## Aim of the exercise
Everything in the data should be repeated exactly, save for the images.

## Input rows
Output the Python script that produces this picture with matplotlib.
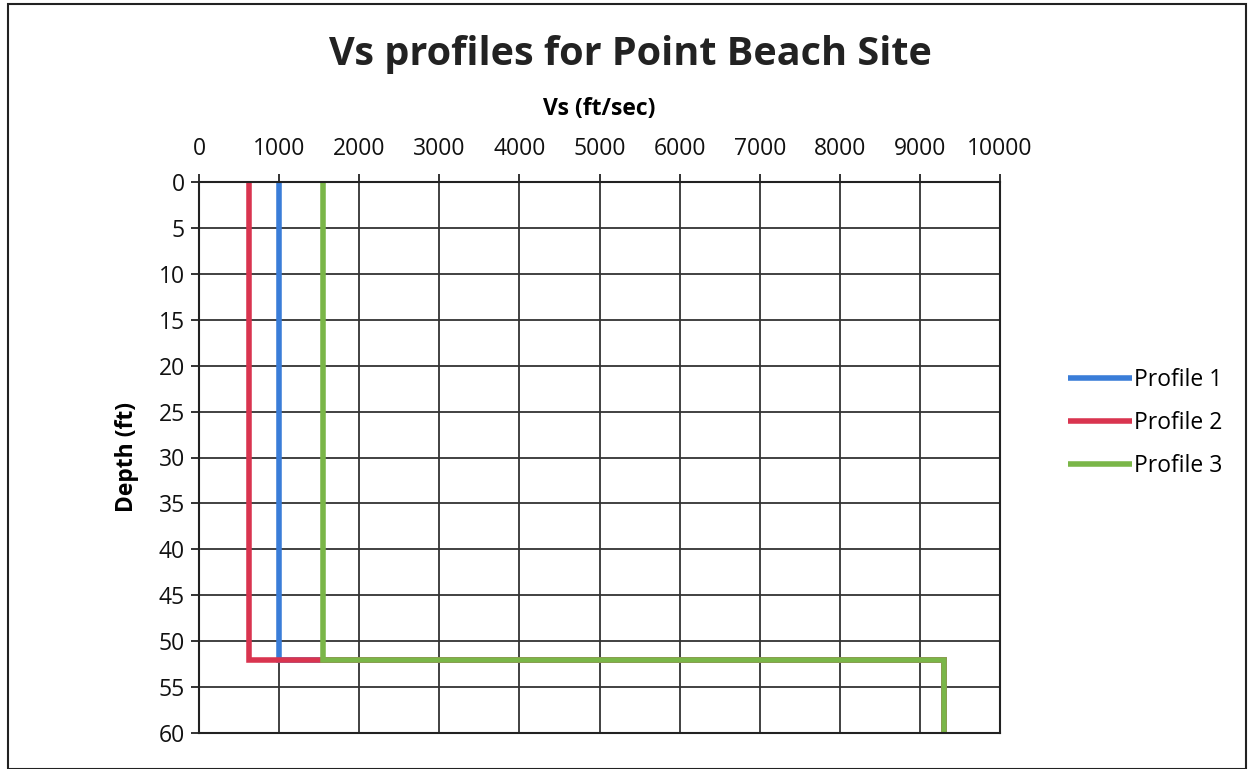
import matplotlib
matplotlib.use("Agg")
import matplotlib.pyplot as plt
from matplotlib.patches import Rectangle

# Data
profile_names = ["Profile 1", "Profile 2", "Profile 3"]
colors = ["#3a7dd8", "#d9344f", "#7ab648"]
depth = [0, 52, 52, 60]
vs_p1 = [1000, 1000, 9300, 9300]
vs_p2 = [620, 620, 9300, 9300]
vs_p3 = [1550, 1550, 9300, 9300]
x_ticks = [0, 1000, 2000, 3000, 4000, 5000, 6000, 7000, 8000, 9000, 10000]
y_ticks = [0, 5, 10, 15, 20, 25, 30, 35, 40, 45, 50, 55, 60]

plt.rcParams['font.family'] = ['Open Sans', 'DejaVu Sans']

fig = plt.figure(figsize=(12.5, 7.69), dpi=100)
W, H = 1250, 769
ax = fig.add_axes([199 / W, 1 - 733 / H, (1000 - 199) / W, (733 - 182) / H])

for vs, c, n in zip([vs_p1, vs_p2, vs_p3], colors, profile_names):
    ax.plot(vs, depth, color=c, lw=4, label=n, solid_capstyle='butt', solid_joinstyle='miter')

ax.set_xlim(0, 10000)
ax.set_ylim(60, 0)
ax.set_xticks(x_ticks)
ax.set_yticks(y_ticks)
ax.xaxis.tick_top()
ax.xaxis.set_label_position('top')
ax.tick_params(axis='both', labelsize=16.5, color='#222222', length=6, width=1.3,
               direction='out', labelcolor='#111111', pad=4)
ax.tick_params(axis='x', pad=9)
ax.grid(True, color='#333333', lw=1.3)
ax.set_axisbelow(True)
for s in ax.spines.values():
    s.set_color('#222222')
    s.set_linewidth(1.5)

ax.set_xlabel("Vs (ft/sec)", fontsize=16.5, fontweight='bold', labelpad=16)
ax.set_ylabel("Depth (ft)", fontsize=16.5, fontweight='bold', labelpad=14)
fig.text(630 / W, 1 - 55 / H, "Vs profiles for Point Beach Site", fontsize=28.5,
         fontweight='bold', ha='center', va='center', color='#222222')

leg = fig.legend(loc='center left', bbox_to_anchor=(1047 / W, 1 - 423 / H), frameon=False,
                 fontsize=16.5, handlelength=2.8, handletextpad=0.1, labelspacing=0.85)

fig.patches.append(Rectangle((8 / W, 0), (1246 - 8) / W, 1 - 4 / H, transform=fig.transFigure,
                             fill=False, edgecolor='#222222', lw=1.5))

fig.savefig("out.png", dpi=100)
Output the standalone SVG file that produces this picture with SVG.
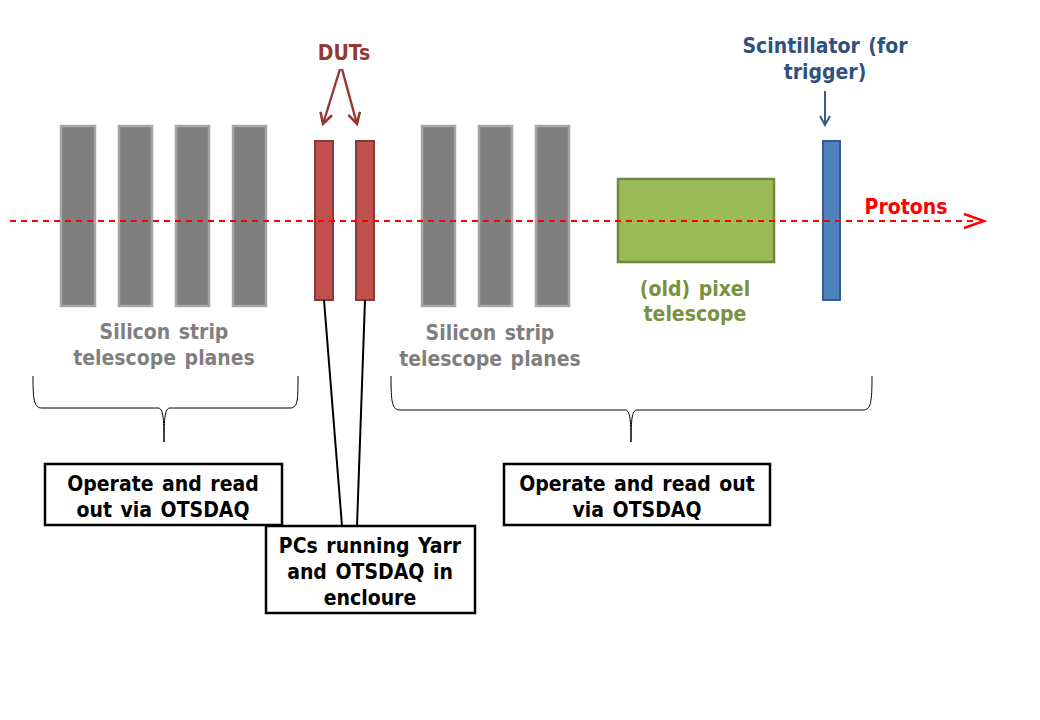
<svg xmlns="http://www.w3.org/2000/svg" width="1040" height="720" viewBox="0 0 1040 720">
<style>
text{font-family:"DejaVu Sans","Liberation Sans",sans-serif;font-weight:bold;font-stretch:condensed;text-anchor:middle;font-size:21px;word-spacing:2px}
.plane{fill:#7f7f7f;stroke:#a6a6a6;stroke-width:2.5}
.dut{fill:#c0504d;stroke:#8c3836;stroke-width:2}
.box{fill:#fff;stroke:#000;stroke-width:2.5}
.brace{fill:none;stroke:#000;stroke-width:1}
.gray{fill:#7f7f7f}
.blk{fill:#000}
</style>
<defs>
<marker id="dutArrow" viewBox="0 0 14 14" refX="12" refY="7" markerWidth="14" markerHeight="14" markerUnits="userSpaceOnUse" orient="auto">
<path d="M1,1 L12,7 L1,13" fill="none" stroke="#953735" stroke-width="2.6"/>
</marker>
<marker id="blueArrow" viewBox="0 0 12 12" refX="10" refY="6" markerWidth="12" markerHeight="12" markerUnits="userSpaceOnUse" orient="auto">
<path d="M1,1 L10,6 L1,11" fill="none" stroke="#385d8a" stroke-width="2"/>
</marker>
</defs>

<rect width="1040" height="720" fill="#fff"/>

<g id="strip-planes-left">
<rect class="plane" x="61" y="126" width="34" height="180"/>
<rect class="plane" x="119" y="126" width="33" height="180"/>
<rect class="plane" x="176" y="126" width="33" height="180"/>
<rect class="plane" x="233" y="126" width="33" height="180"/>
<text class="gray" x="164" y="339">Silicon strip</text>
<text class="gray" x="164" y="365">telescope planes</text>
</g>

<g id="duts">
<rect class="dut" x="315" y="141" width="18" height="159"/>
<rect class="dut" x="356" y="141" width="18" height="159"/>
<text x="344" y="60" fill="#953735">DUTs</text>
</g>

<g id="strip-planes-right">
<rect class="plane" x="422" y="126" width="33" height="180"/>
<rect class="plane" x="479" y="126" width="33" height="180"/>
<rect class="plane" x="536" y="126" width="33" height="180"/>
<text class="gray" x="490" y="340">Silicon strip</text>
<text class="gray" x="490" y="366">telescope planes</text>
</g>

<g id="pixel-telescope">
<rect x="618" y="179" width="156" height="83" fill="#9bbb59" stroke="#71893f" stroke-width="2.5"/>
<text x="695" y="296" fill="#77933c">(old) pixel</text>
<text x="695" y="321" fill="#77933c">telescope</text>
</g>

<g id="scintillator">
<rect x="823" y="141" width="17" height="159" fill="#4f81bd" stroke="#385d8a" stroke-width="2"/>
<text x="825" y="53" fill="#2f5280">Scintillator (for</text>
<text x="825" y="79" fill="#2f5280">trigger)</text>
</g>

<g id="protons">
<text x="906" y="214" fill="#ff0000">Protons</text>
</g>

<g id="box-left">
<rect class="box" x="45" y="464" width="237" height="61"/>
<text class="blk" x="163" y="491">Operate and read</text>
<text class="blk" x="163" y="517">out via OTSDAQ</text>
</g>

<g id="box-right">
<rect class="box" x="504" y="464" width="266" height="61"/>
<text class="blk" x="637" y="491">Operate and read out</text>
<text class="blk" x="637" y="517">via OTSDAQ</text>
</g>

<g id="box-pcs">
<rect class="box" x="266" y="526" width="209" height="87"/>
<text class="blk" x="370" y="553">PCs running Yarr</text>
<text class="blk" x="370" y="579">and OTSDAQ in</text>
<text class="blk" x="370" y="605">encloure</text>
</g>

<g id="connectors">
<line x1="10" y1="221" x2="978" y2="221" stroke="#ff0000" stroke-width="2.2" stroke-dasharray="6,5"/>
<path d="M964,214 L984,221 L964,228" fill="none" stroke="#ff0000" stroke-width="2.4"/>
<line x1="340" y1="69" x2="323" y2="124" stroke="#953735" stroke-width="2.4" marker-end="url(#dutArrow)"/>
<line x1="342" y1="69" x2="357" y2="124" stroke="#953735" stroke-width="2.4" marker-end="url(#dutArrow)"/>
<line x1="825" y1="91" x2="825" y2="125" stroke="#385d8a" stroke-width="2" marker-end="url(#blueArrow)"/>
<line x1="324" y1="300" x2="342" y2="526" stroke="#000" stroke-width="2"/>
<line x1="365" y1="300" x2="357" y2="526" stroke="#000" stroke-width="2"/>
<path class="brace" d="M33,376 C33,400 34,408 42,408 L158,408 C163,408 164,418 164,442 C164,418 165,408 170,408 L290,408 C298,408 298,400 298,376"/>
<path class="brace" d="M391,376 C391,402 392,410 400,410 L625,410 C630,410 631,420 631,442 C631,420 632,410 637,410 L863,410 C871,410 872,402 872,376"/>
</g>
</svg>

## Exercise output
Output the Python script that produces this picture with matplotlib.
import matplotlib
matplotlib.use("Agg")
import matplotlib.pyplot as plt
from matplotlib.patches import Rectangle

# Data
profile_names = ["Profile 1", "Profile 2", "Profile 3"]
colors = ["#3a7dd8", "#d9344f", "#7ab648"]
depth = [0, 52, 52, 60]
vs_p1 = [1000, 1000, 9300, 9300]
vs_p2 = [620, 620, 9300, 9300]
vs_p3 = [1550, 1550, 9300, 9300]
x_ticks = [0, 1000, 2000, 3000, 4000, 5000, 6000, 7000, 8000, 9000, 10000]
y_ticks = [0, 5, 10, 15, 20, 25, 30, 35, 40, 45, 50, 55, 60]

plt.rcParams['font.family'] = ['Open Sans', 'DejaVu Sans']

fig = plt.figure(figsize=(12.5, 7.69), dpi=100)
W, H = 1250, 769
ax = fig.add_axes([199 / W, 1 - 733 / H, (1000 - 199) / W, (733 - 182) / H])

for vs, c, n in zip([vs_p1, vs_p2, vs_p3], colors, profile_names):
    ax.plot(vs, depth, color=c, lw=4, label=n, solid_capstyle='butt', solid_joinstyle='miter')

ax.set_xlim(0, 10000)
ax.set_ylim(60, 0)
ax.set_xticks(x_ticks)
ax.set_yticks(y_ticks)
ax.xaxis.tick_top()
ax.xaxis.set_label_position('top')
ax.tick_params(axis='both', labelsize=16.5, color='#222222', length=6, width=1.3,
               direction='out', labelcolor='#111111', pad=4)
ax.tick_params(axis='x', pad=9)
ax.grid(True, color='#333333', lw=1.3)
ax.set_axisbelow(True)
for s in ax.spines.values():
    s.set_color('#222222')
    s.set_linewidth(1.5)

ax.set_xlabel("Vs (ft/sec)", fontsize=16.5, fontweight='bold', labelpad=16)
ax.set_ylabel("Depth (ft)", fontsize=16.5, fontweight='bold', labelpad=14)
fig.text(630 / W, 1 - 55 / H, "Vs profiles for Point Beach Site", fontsize=28.5,
         fontweight='bold', ha='center', va='center', color='#222222')

leg = fig.legend(loc='center left', bbox_to_anchor=(1047 / W, 1 - 423 / H), frameon=False,
                 fontsize=16.5, handlelength=2.8, handletextpad=0.1, labelspacing=0.85)

fig.patches.append(Rectangle((8 / W, 0), (1246 - 8) / W, 1 - 4 / H, transform=fig.transFigure,
                             fill=False, edgecolor='#222222', lw=1.5))

fig.savefig("out.png", dpi=100)
Output the standalone SVG file that produces this picture with SVG.
<svg xmlns="http://www.w3.org/2000/svg" width="1040" height="720" viewBox="0 0 1040 720">
<style>
text{font-family:"DejaVu Sans","Liberation Sans",sans-serif;font-weight:bold;font-stretch:condensed;text-anchor:middle;font-size:21px;word-spacing:2px}
.plane{fill:#7f7f7f;stroke:#a6a6a6;stroke-width:2.5}
.dut{fill:#c0504d;stroke:#8c3836;stroke-width:2}
.box{fill:#fff;stroke:#000;stroke-width:2.5}
.brace{fill:none;stroke:#000;stroke-width:1}
.gray{fill:#7f7f7f}
.blk{fill:#000}
</style>
<defs>
<marker id="dutArrow" viewBox="0 0 14 14" refX="12" refY="7" markerWidth="14" markerHeight="14" markerUnits="userSpaceOnUse" orient="auto">
<path d="M1,1 L12,7 L1,13" fill="none" stroke="#953735" stroke-width="2.6"/>
</marker>
<marker id="blueArrow" viewBox="0 0 12 12" refX="10" refY="6" markerWidth="12" markerHeight="12" markerUnits="userSpaceOnUse" orient="auto">
<path d="M1,1 L10,6 L1,11" fill="none" stroke="#385d8a" stroke-width="2"/>
</marker>
</defs>

<rect width="1040" height="720" fill="#fff"/>

<g id="strip-planes-left">
<rect class="plane" x="61" y="126" width="34" height="180"/>
<rect class="plane" x="119" y="126" width="33" height="180"/>
<rect class="plane" x="176" y="126" width="33" height="180"/>
<rect class="plane" x="233" y="126" width="33" height="180"/>
<text class="gray" x="164" y="339">Silicon strip</text>
<text class="gray" x="164" y="365">telescope planes</text>
</g>

<g id="duts">
<rect class="dut" x="315" y="141" width="18" height="159"/>
<rect class="dut" x="356" y="141" width="18" height="159"/>
<text x="344" y="60" fill="#953735">DUTs</text>
</g>

<g id="strip-planes-right">
<rect class="plane" x="422" y="126" width="33" height="180"/>
<rect class="plane" x="479" y="126" width="33" height="180"/>
<rect class="plane" x="536" y="126" width="33" height="180"/>
<text class="gray" x="490" y="340">Silicon strip</text>
<text class="gray" x="490" y="366">telescope planes</text>
</g>

<g id="pixel-telescope">
<rect x="618" y="179" width="156" height="83" fill="#9bbb59" stroke="#71893f" stroke-width="2.5"/>
<text x="695" y="296" fill="#77933c">(old) pixel</text>
<text x="695" y="321" fill="#77933c">telescope</text>
</g>

<g id="scintillator">
<rect x="823" y="141" width="17" height="159" fill="#4f81bd" stroke="#385d8a" stroke-width="2"/>
<text x="825" y="53" fill="#2f5280">Scintillator (for</text>
<text x="825" y="79" fill="#2f5280">trigger)</text>
</g>

<g id="protons">
<text x="906" y="214" fill="#ff0000">Protons</text>
</g>

<g id="box-left">
<rect class="box" x="45" y="464" width="237" height="61"/>
<text class="blk" x="163" y="491">Operate and read</text>
<text class="blk" x="163" y="517">out via OTSDAQ</text>
</g>

<g id="box-right">
<rect class="box" x="504" y="464" width="266" height="61"/>
<text class="blk" x="637" y="491">Operate and read out</text>
<text class="blk" x="637" y="517">via OTSDAQ</text>
</g>

<g id="box-pcs">
<rect class="box" x="266" y="526" width="209" height="87"/>
<text class="blk" x="370" y="553">PCs running Yarr</text>
<text class="blk" x="370" y="579">and OTSDAQ in</text>
<text class="blk" x="370" y="605">encloure</text>
</g>

<g id="connectors">
<line x1="10" y1="221" x2="978" y2="221" stroke="#ff0000" stroke-width="2.2" stroke-dasharray="6,5"/>
<path d="M964,214 L984,221 L964,228" fill="none" stroke="#ff0000" stroke-width="2.4"/>
<line x1="340" y1="69" x2="323" y2="124" stroke="#953735" stroke-width="2.4" marker-end="url(#dutArrow)"/>
<line x1="342" y1="69" x2="357" y2="124" stroke="#953735" stroke-width="2.4" marker-end="url(#dutArrow)"/>
<line x1="825" y1="91" x2="825" y2="125" stroke="#385d8a" stroke-width="2" marker-end="url(#blueArrow)"/>
<line x1="324" y1="300" x2="342" y2="526" stroke="#000" stroke-width="2"/>
<line x1="365" y1="300" x2="357" y2="526" stroke="#000" stroke-width="2"/>
<path class="brace" d="M33,376 C33,400 34,408 42,408 L158,408 C163,408 164,418 164,442 C164,418 165,408 170,408 L290,408 C298,408 298,400 298,376"/>
<path class="brace" d="M391,376 C391,402 392,410 400,410 L625,410 C630,410 631,420 631,442 C631,420 632,410 637,410 L863,410 C871,410 872,402 872,376"/>
</g>
</svg>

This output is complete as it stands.